Monday, January 25, 2010

Bite Change with TAP 3 Oral Appliance Cures Sleep Apnea But Changes Your Bite. What comes next?

JIM:
I have a TAP3 appliance for OSA and I found that using it every night for 2 years changed my bite to where I could not get it back into alignment even using the little blue tabs every day. I am back on CPAP, but if you have any suggestions, I would love to hear them.

Dr Shapira Response: Bite changes often happen after long term year especially if patients do not do 2 minutes of exercise daily. I have a few thousand patients with oral appliances and rarely do they quit because of bite changes. Not wearing the appliance will often let bite settle back to its original position or possibly settle back incompletely.

I explain to my patients up-front about the changes because I hate surprises. The reasons that your bite changes is that it was pathological to begin with. The reason you had sleep apnea was due to a jaw relation that predisposed you to the problem. When you wore the appliance at night you corrected the 24/7 pathology eight hours a day. Your bite change is actually healing of the underlying pathology of your jaw position. Your apnea actually becomes less severe even when you are not wearing your CPAP. Therefore when they titrate you on CPAP it may be wrong in a few months. As your jaw returns to old position the apnea will worsen again. An advantage to a bite change is lower CPAP pressure initially.

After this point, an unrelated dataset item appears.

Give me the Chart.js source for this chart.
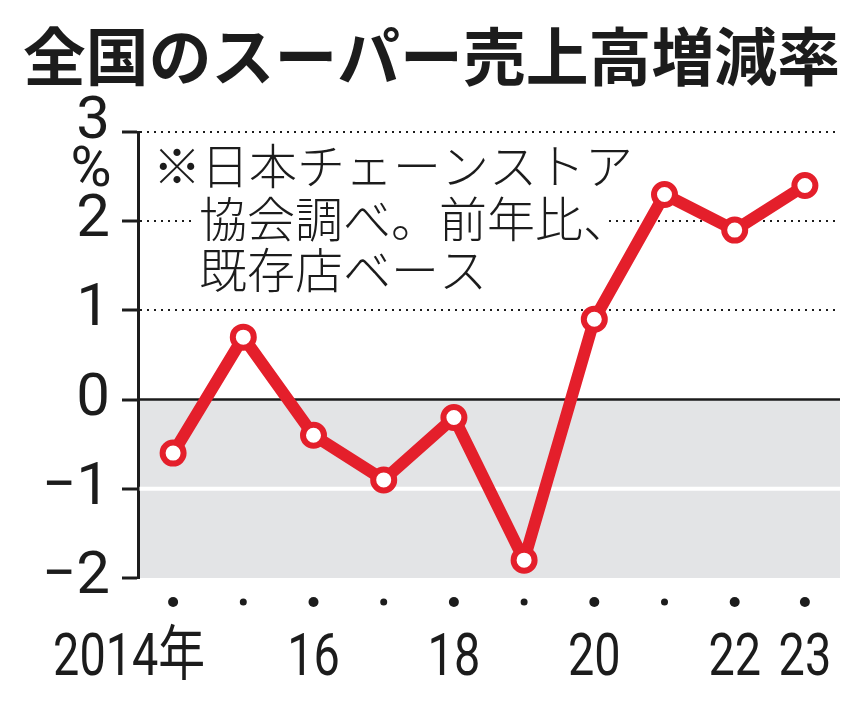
<!DOCTYPE html>
<html lang="ja">
<head>
<meta charset="utf-8">
<script src="https://cdn.jsdelivr.net/npm/chart.js@4.4.1/dist/chart.umd.min.js"></script>
<style>
  html, body { margin: 0; padding: 0; background: #ffffff; }
  #wrap { width: 865px; height: 702px; }
</style>
</head>
<body>
<div id="wrap"><canvas id="c" width="865" height="702"></canvas></div>
<script>
// ---- data ----
const titleText = '全国のスーパー売上高増減率';
const years = ['2014','2015','2016','2017','2018','2019','2020','2021','2022','2023'];
const xTickLabels = ['2014年','','16','','18','','20','','22','23'];
const values = [-0.6, 0.7, -0.4, -0.9, -0.2, -1.8, 0.9, 2.3, 1.9, 2.4];
const yTickValues = [3, 2, 1, 0, -1, -2];
const yTickLabels = ['3', '2', '1', '0', '−1', '−2'];
const unitLabel = '%';
const noteLines = ['※日本チェーンストア', '協会調べ。前年比、', '既存店ベース'];

const RED = '#e41f2b';
const INK = '#1c1c1c';
const GRAY = '#e3e4e6';

const decor = {
  id: 'decor',
  beforeDraw(chart) {
    const {ctx, chartArea: a, scales: {y}} = chart;
    const y0 = y.getPixelForValue(0);
    const yb = y.getPixelForValue(-2);
    ctx.save();
    ctx.fillStyle = GRAY;
    ctx.fillRect(a.left, y0, a.right - a.left, yb - y0);
    ctx.restore();
  },
  beforeDatasetsDraw(chart) {
    const {ctx, chartArea: a, scales: {x, y}} = chart;
    ctx.save();
    // white line at -1
    const ym1 = y.getPixelForValue(-1);
    ctx.strokeStyle = '#ffffff';
    ctx.lineWidth = 4;
    ctx.beginPath(); ctx.moveTo(a.left + 1.5, ym1); ctx.lineTo(a.right, ym1); ctx.stroke();
    // zero line
    const y0 = y.getPixelForValue(0);
    ctx.strokeStyle = INK;
    ctx.lineWidth = 2.5;
    ctx.beginPath(); ctx.moveTo(a.left, y0); ctx.lineTo(a.right, y0); ctx.stroke();
    // note
    const y2 = y.getPixelForValue(2);
    ctx.fillStyle = '#ffffff';
    ctx.fillRect(192, y2 - 14, 415, 28);
    ctx.fillStyle = INK;
    ctx.font = '300 48px "Noto Sans CJK JP Light", "Noto Sans CJK JP DemiLight", "Noto Sans CJK JP"';
    ctx.textBaseline = 'middle';
    ctx.textAlign = 'left';
    ctx.fillText(noteLines[0], 153, 166);
    ctx.fillText(noteLines[1], 199, 219);
    ctx.fillText(noteLines[2], 199, 270);
    // unit
    ctx.font = '56px Roboto';
    ctx.textAlign = 'center';
    ctx.fillText(unitLabel, 91, 172);
    // x dots and condensed x labels
    const dotY = y.bottom + 24;
    ctx.font = '60px Roboto, "Noto Sans CJK JP"';
    ctx.textBaseline = 'alphabetic';
    years.forEach((yr, i) => {
      const px = x.getPixelForValue(i);
      ctx.beginPath();
      ctx.arc(px, dotY, xTickLabels[i] ? 5 : 3.5, 0, Math.PI * 2);
      ctx.fill();
      const lab = xTickLabels[i];
      if (lab) {
        ctx.save();
        const anchorRight = lab.endsWith('年');
        ctx.translate(anchorRight ? px + 32 : px, 675);
        ctx.scale(0.78, 1);
        ctx.textAlign = anchorRight ? 'right' : 'center';
        ctx.fillText(lab, 0, 0);
        ctx.restore();
      }
    });
    ctx.restore();
  }
};

new Chart(document.getElementById('c'), {
  type: 'line',
  data: {
    labels: years,
    datasets: [{
      data: values,
      borderColor: RED,
      borderWidth: 12,
      borderJoinStyle: 'round',
      borderCapStyle: 'round',
      pointRadius: 10.5,
      pointHoverRadius: 10.5,
      pointBorderWidth: 6,
      pointBackgroundColor: '#ffffff',
      pointBorderColor: RED,
      tension: 0,
      clip: false
    }]
  },
  options: {
    responsive: false,
    animation: false,
    devicePixelRatio: 1,
    events: [],
    layout: { padding: { left: 23, right: 25, top: 0, bottom: 0 } },
    plugins: {
      legend: { display: false },
      tooltip: { enabled: false },
      title: {
        display: true,
        text: titleText,
        align: 'start',
        color: INK,
        font: { family: '"Noto Sans CJK JP"', size: 63, weight: 'bold', lineHeight: 1.2 },
        padding: { top: 18, bottom: 38.4 }
      }
    },
    scales: {
      x: {
        type: 'category',
        offset: true,
        grid: { display: false, drawTicks: false },
        border: { display: false },
        ticks: {
          display: false,
          autoSkip: false,
          maxRotation: 0,
          callback: (v, i) => xTickLabels[i]
        },
        afterFit: s => { s.height = 124; s.paddingLeft = 0; s.paddingRight = 0; }
      },
      y: {
        min: -2,
        max: 3,
        afterBuildTicks: s => { s.ticks = yTickValues.map(v => ({ value: v })); },
        grid: {
          color: c => (c.tick && c.tick.value > 0) ? INK : 'rgba(0,0,0,0)',
          lineWidth: 2,
          tickColor: INK,
          tickWidth: 3,
          tickLength: 16,
          tickBorderDash: []
        },
        border: { display: true, color: INK, width: 3, dash: [2, 5] },
        ticks: {
          padding: 12,
          color: INK,
          font: c => ({ family: 'Roboto', size: 60, lineHeight: (c.tick && c.tick.value === 3) ? 0.3 : 1.2 }),
          callback: v => {
            const lab = yTickLabels[yTickValues.indexOf(v)];
            return v === 3 ? [lab, ''] : lab;
          }
        },
        afterFit: s => { s.width = 115; }
      }
    }
  },
  plugins: [decor]
});
</script>
</body>
</html>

Patients sometimes switch between oral appliances and CPAP to prevent bite changes (very effective) but in general dentists seem more upset by the bite changes than patients.

I have had many patients who report relief of neck pain, headaches, back pain, sinus pain and other problems and that pushing the bite back causes recurrence of symptom so they chose to ignore the exercises and let the bite changes happen.

When we treat patients with TMJ disorders or headaches we have them wear an appliance 24/7 and want the bite change an then if tx is successful make the new jaw position permanent with crowns, ortho or occlusal adjustment.

You did not say wether you are now wearing your CPAP all night - every night. Dying in your sleep or having a stroke is a big deal, a bite change is manageable.

The key to preventing bite changes is to do the exercises regularly from the beginning and continue. If bite changes begin discuss it with your dentist promptly.